L’ancien membre du gouvernement insiste aussi sur l’importance de la valeur des productions : « retrouver cette notion est un combat primordial ». Il se dit convaincu que « cette valeur va se sacraliser au fur et à mesure du temps. D’ici 5-10 ans, il ne sera plus possible, par exemple, pour un acheteur d’acquérir des matières premières ou des produits sans évoquer la question du carbone ».

Julien Denormandie a rappelé son adhésion à l’agriculture de conservation des sols : « je crois beaucoup en ce système. […] Le sol est notre allié, il est de bon ton de l’écouter et de le protéger ». « Il rend, en effet, de nombreux services écosystémiques, ajoute Diane Masure. On entend souvent que l’agricultrice est responsable de 19 % des émissions de GES, mais on oublie souvent de parler du stockage de carbone de l’air permis par la photosynthèse ». Sur son exploitation, l’agricultrice a réalisé un bilan carbone*, qui a révélé un stockage de 1,8 t CO2 eq/ha d’émissions nettes (4 t CO2 eq/ha stockées contre 2,2 t CO2 eq/ha d’émissions de GES).
« L’ACS n’est pas un cahier des charges »
Si l’ACS est un modèle vertueux, plusieurs agriculteurs engagés et présents lors de cette conférence regrettent toutefois le manque d’accompagnement et d’appui. « Les crédits carbone ne couvrent pas tous les coûts de la transition, comment convaincre nos voisins de se lancer aussi ? » Une question également reprise par le président de l’Apad : « les piliers de l’ACS sont au cœur des enjeux agricoles, environnementaux et sociétaux, mais pourquoi n’y a-t-il cette volonté politique de créer un cadre pour favoriser la recherche et des outils de développement ? Nous avons besoin d’un plan pour favoriser les recherches et la formation aussi ».
Julien Denormandie dit « plaider coupable, la faute notamment à un manque de temps » lors de son mandat de ministre, mais soulève la « question importante de la détermination de l’agriculture de conservation des sols. Sur quels critères doit-on réellement se baser et doit-on être inclusif ou exclusif ? »

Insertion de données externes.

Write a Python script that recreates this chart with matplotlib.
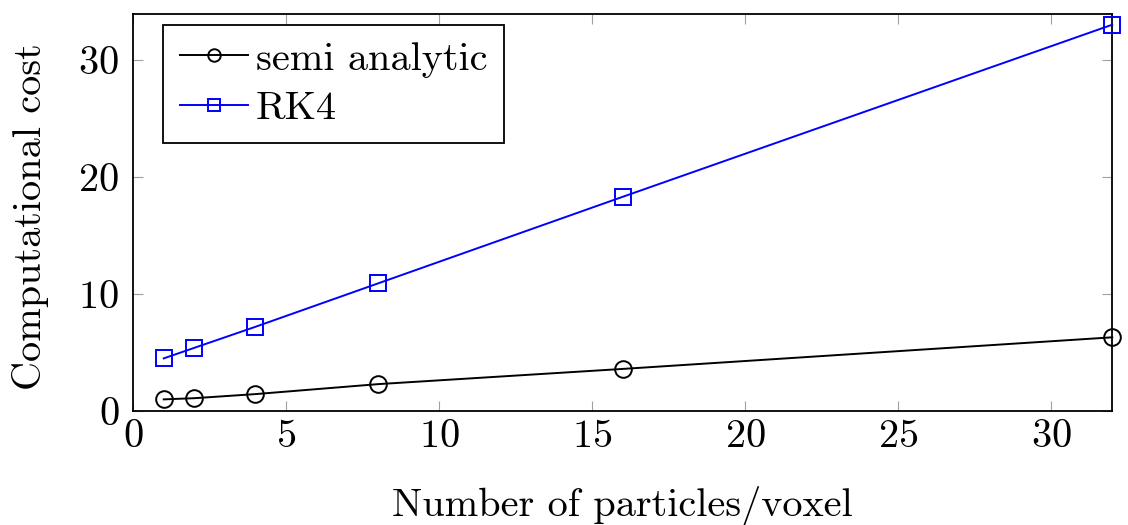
import matplotlib

matplotlib.use("Agg")
import matplotlib.pyplot as plt

# Data
particles = [1, 2, 4, 8, 16, 32]
semi_analytic = [1.0, 1.1, 1.45, 2.3, 3.6, 6.3]
rk4 = [4.5, 5.4, 7.2, 10.9, 18.3, 33.0]
x_ticks = [0, 5, 10, 15, 20, 25, 30]
y_ticks = [0, 10, 20, 30]

plt.rcParams["font.family"] = "serif"
plt.rcParams["font.serif"] = ["cmr10", "DejaVu Serif"]
plt.rcParams["mathtext.fontset"] = "cm"
plt.rcParams["axes.formatter.use_mathtext"] = True

FS = 29


def main():
    fig = plt.figure(figsize=(11.28, 5.25), dpi=100)
    ax = fig.add_axes([0.118, 0.217, 0.868, 0.756])

    ax.plot(particles, semi_analytic, color="black", lw=1.4, marker="o",
            ms=12, mfc="none", mec="black", mew=1.4, label="semi analytic",
            clip_on=False, zorder=3)
    ax.plot(particles, rk4, color="#0000ff", lw=1.4, marker="s",
            ms=12, mfc="none", mec="#0000ff", mew=1.4, label="RK4",
            clip_on=False, zorder=3)

    ax.set_xlim(0, 32)
    ax.set_ylim(0, 33.9)
    ax.set_xticks(x_ticks)
    ax.set_yticks(y_ticks)
    ax.tick_params(direction="in", length=7, width=0.8, color="#a0a0a0",
                   top=True, right=True, labelsize=FS)
    ax.tick_params(axis="x", pad=6)
    ax.tick_params(axis="y", pad=10)
    for s in ax.spines.values():
        s.set_linewidth(1.3)

    ax.set_xlabel("Number of particles/voxel", fontsize=FS)
    ax.set_ylabel("Computational cost", fontsize=FS)
    # pin label positions to where they sit in the reference
    ax.xaxis.set_label_coords(0.5, -0.19)
    ax.yaxis.set_label_coords(-0.086, 0.49)

    leg = ax.legend(loc="upper left", bbox_to_anchor=(0.031, 0.972),
                    borderaxespad=0, fontsize=FS, frameon=True,
                    fancybox=False, edgecolor="black", framealpha=1,
                    handlelength=1.7, markerscale=0.75, borderpad=0.4,
                    labelspacing=0.33, handletextpad=0.2)
    leg.get_frame().set_linewidth(1.3)

    fig.savefig("out.png", dpi=100)


if __name__ == "__main__":
    main()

« L’ACS n’est pas un cahier des charges, mais plutôt un objectif de résultats, note François Mandin. L’ambition est que les sols soient couverts en permanence, qu’il y ait un minimum de perturbation mécanique des sols et une diversité des espèces. Il ne faut pas être dogmatique non plus, on a conscience qu’il faut tendre vers ces objectifs », conclut le président de l’Apad.